On the fifth anniversary of Russia’s illegal annexation of the Crimean peninsula, NATO has again called on Moscow to bring to an end all violations and abuses in the region. The North Atlantic Council stated on 18 March that the violation of Ukraine’s sovereignty and territorial integrity is “a serious breach of international law and a major challenge to Euro-Atlantic security. We strongly condemn this act, which we do not and will not recognise. We call on Russia to return control of Crimea to Ukraine.”
NATO’s position, reiterated on many occasions since Russia’s unilateral annexation, is that the Crimea was and is Ukrainian territory and it fully supports Ukraine’s political sovereignty and territorial integrity within its internationally-recognised borders and territorial waters. The Allies are concerned by the human rights abuses and violations carried out by de facto Russian authorities against Ukrainians, Crimean Tartars and other ethnic communities. These violations include extrajudicial killings, abductions, enforced disappearances, violence, arbitrary detentions, arrest, and torture. Despite the 2017 Order of the International Court of Justice, the Mejlis, the Crimean Tartars' self-governing body, remains under persecution and is banned in its homeland.

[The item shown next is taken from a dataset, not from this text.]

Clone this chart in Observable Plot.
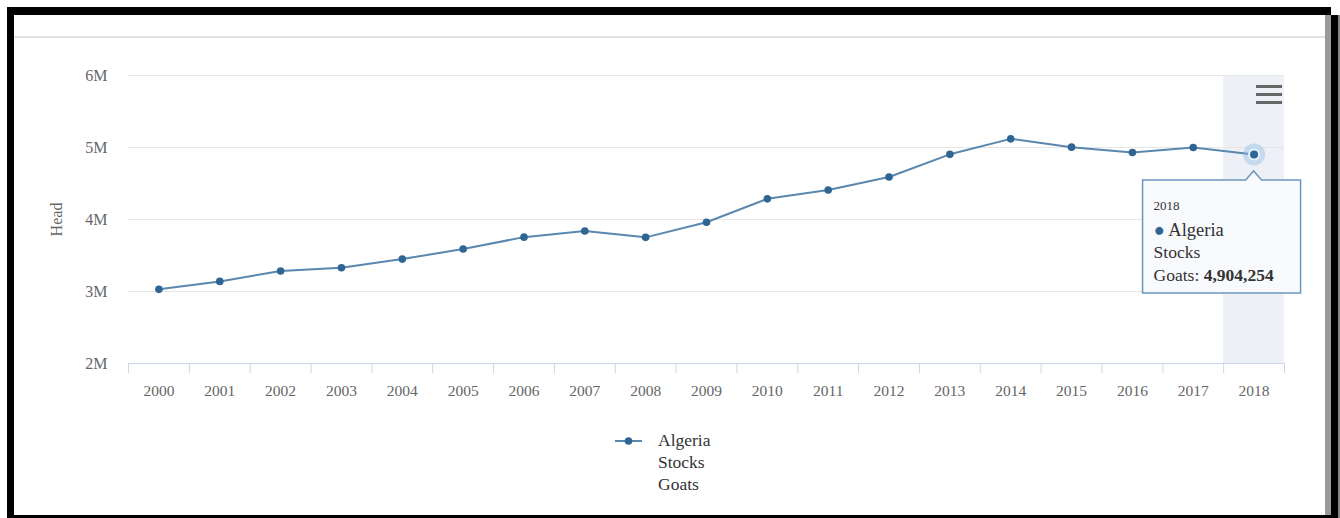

NATO has called on Russia to release Ukrainian prisoners and hostages and to grant international monitoring organisation access to Crimea. Any attempts to legitimise or normalise the annexation must end, including the automatic imposition of Russian citizenship, forced population movement, conscription in the armed forces of the Russian Federation and the illegal conduct of Russian election campaigns.
NATO condemns Russia's ongoing and wide-ranging military build-up in Crimea and is concerned by Russia's efforts and stated plans for further military build-up in the Black Sea region. The Alliance also criticises Russia's construction of the Kerch Strait bridge – a further violation of Ukraine's sovereignty and territorial integrity, which is creating additional economic hardship. Russia's unjustified use of military force against Ukrainian ships and naval personnel near the Sea of Azov and the Kerch Strait in November 2018 is part of a larger pattern of Russian aggressive actions in the region. In line with the United Nations General Assembly Resolution 73/194 in December 2018, NATO calls on Russia to unconditionally release the Ukrainian crew members it detained, to return the captured vessels and to comply with its international commitments by ensuring access to Ukrainian ports in the Sea of Azov and allowing freedom of navigation.
NATO's response to Russia's illegal actions in Ukraine has been in conjunction with and support of an international effort, which includes sanctions. There can be no return to ‘business as usual’ until there is a clear, constructive change in Russia's actions that demonstrates compliance with international law.